Tiny fluctuations in this afterglow provide clues to conditions in the infant Universe. For example, small differences in temperature across the sky show where parts of the Universe were denser, eventually condensing into galaxies and galactic clusters.
“Detecting this signal is one of the most important goals in cosmology today. A lot of work by a lot of people has led up to this point,” said Dr John Kovac of Harvard-Smithsonian Center for Astrophysics, who is the lead author of a paper accepted for publication in the journal Nature.
“Small, quantum fluctuations were amplified to enormous sizes by the inflationary expansion of the universe. We know this produces another type of waves called density waves, but we wanted to test if gravitational waves are also produced,” said co-author Dr Jamie Bock of NASA’s Jet Propulsion Laboratory in Pasadena.
Since the cosmic microwave background is a form of light, it exhibits all the properties of light, including polarization.

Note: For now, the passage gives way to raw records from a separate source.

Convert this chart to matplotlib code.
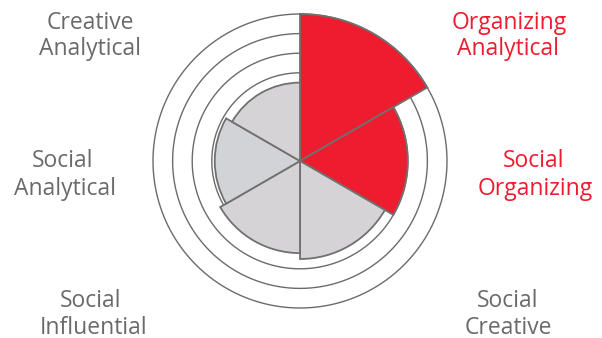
import numpy as np
import matplotlib
matplotlib.use("Agg")
import matplotlib.pyplot as plt

# ---- data ----
categories = ["Organizing Analytical", "Social Organizing", "Social Creative",
              "Social Influential", "Social Analytical", "Creative Analytical"]
values = [7.5, 5.5, 5.0, 4.7, 4.35, 4.0]
ring_levels = [4.5, 5.5, 6.5, 7.5]
highlight = [True, True, False, False, False, False]

RED = "#ED1C2E"
GRAY_TXT = "#6a6a6a"
fills = [RED, RED, "#D5D3D5", "#D5D3D5", "#D1D3D6", "#D5D3D5"]
EDGE = "#707070"

W, H = 602, 338
fig = plt.figure(figsize=(W / 100, H / 100), dpi=100)
cx, cy, R = 300, 161, 147
ax = fig.add_axes([(cx - R) / W, (H - cy - R) / H, 2 * R / W, 2 * R / H],
                  projection="polar")
ax.set_theta_zero_location("N")
ax.set_theta_direction(-1)
ax.set_ylim(0, max(ring_levels))

theta_full = np.linspace(0, 2 * np.pi, 721)
for lvl in ring_levels:
    ln, = ax.plot(theta_full, np.full_like(theta_full, lvl), color="#6b6b6b",
                  lw=1.0, zorder=1)
    ln.set_clip_on(False)

n = len(categories)
width = 2 * np.pi / n
thetas = np.arange(n) * width
bars = ax.bar(thetas, values, width=width, align="edge", color=fills,
              edgecolor=EDGE, linewidth=1.3, zorder=3)
for b in bars:
    b.set_clip_on(False)

ax.grid(False)
ax.set_xticks([])
ax.set_yticks([])
ax.spines["polar"].set_visible(False)
ax.patch.set_alpha(0)

# ---- labels (line text, center x, baseline y in px) ----
label_lines = {
    "Creative Analytical": [("Creative", 90, 29), ("Analytical", 90, 55)],
    "Organizing Analytical": [("Organizing", 509, 29), ("Analytical", 508, 55)],
    "Social Analytical": [("Social", 63, 167), ("Analytical", 65, 195)],
    "Social Organizing": [("Social", 534, 167), ("Organizing", 535, 195)],
    "Social Influential": [("Social", 91, 307), ("Influential", 94, 334)],
    "Social Creative": [("Social", 508, 307), ("Creative", 508, 334)],
}
for cat, hl in zip(categories, highlight):
    col = RED if hl else GRAY_TXT
    for txt, x, y in label_lines[cat]:
        fig.text(x / W, 1 - y / H, txt, ha="center", va="baseline",
                 fontsize=16.5, family=["Open Sans", "DejaVu Sans"], color=col)

fig.savefig("out.png", dpi=100)
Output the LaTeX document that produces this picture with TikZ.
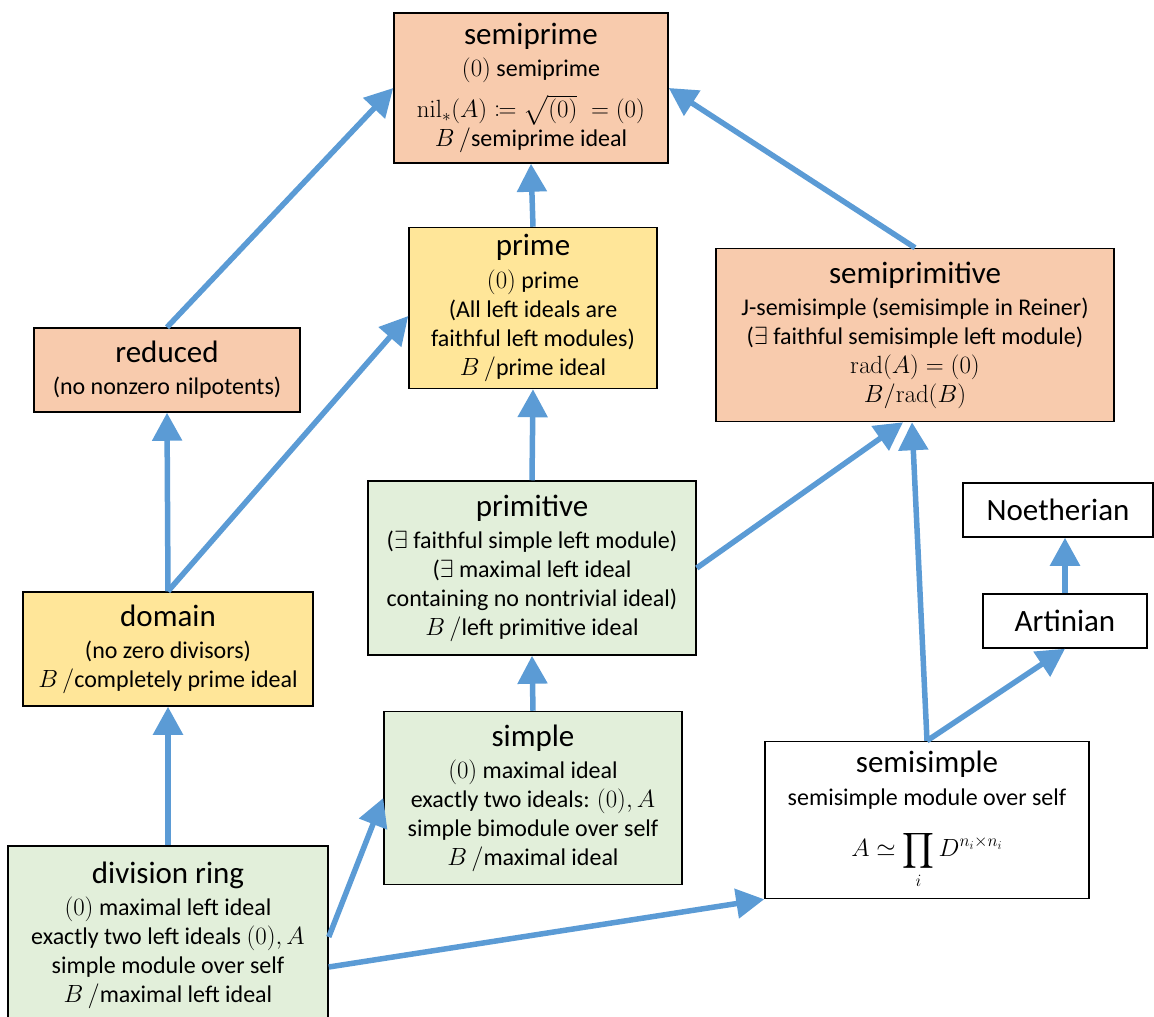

Light can become polarized by scattering off surfaces, such as a car or pond. Polarized sunglasses reject polarized light to reduce glare. In the case of the cosmic microwave background, light scattered off particles called electrons to become slightly polarized.
The gravitational waves produced a characteristic swirly pattern in polarized light, called B-mode polarization.
Gravitational waves from inflation generate a faint but distinctive twisting pattern in the polarization of the cosmic microwave background, known as B-mode pattern. For the density fluctuations that generate most of the polarization of the CMB, this part of the primordial pattern is exactly zero. Shown here is the actual B-mode pattern observed with the BICEP2 telescope, which is consistent with the pattern predicted for primordial gravitational waves. The line segments show the polarization strength and orientation at different spots on the sky. The red and blue shading shows the degree of clockwise and anti-clockwise twisting of this B-mode pattern. Image credit: BICEP2 Collaboration.
“Our team hunted for a special type of polarization called B-modes, which represents a twisting or curl pattern in the polarized orientations of the ancient light,” Dr Bock said.
Gravitational waves squeeze space as they travel, and this squeezing produces a distinct pattern in the cosmic microwave background. Gravitational waves have a handedness, much like light waves, and can have left- and right-handed polarizations.
“The swirly B-mode pattern is a unique signature of gravitational waves because of their handedness. This is the first direct image of gravitational waves across the primordial sky,” said co-author Dr Chao-Lin Kuo from the Stanford University’s SLAC National Accelerator Laboratory.
The B-mode signal is extremely faint. In order to gain the necessary sensitivity to detect the polarization signal, the scientists developed a unique array of multiple detectors, akin to the pixels in modern digital cameras but with the added ability to detect polarization. The whole detector system operates at a frosty 0.25 Kelvin, just 0.45 degrees Fahrenheit above the lowest temperature achievable, absolute zero.
The team examined spatial scales on the sky spanning about one to five degrees. To do this, they traveled to the South Pole to take advantage of its cold, dry, stable air.
“The South Pole is the closest you can get to space and still be on the ground. It’s one of the driest and clearest locations on Earth, perfect for observing the faint microwaves from the Big Bang,” Dr Kovac said.
The scientists were surprised to detect a B-mode polarization signal considerably stronger than many cosmologists expected.
They analyzed their data for more than 3 years in an effort to rule out any errors. They also considered whether dust in our galaxy could produce the observed pattern, but the data suggest this is highly unlikely.
“This has been like looking for a needle in a haystack, but instead we found a crowbar,” said co-author Dr Clem Pryke from the University of Minnesota.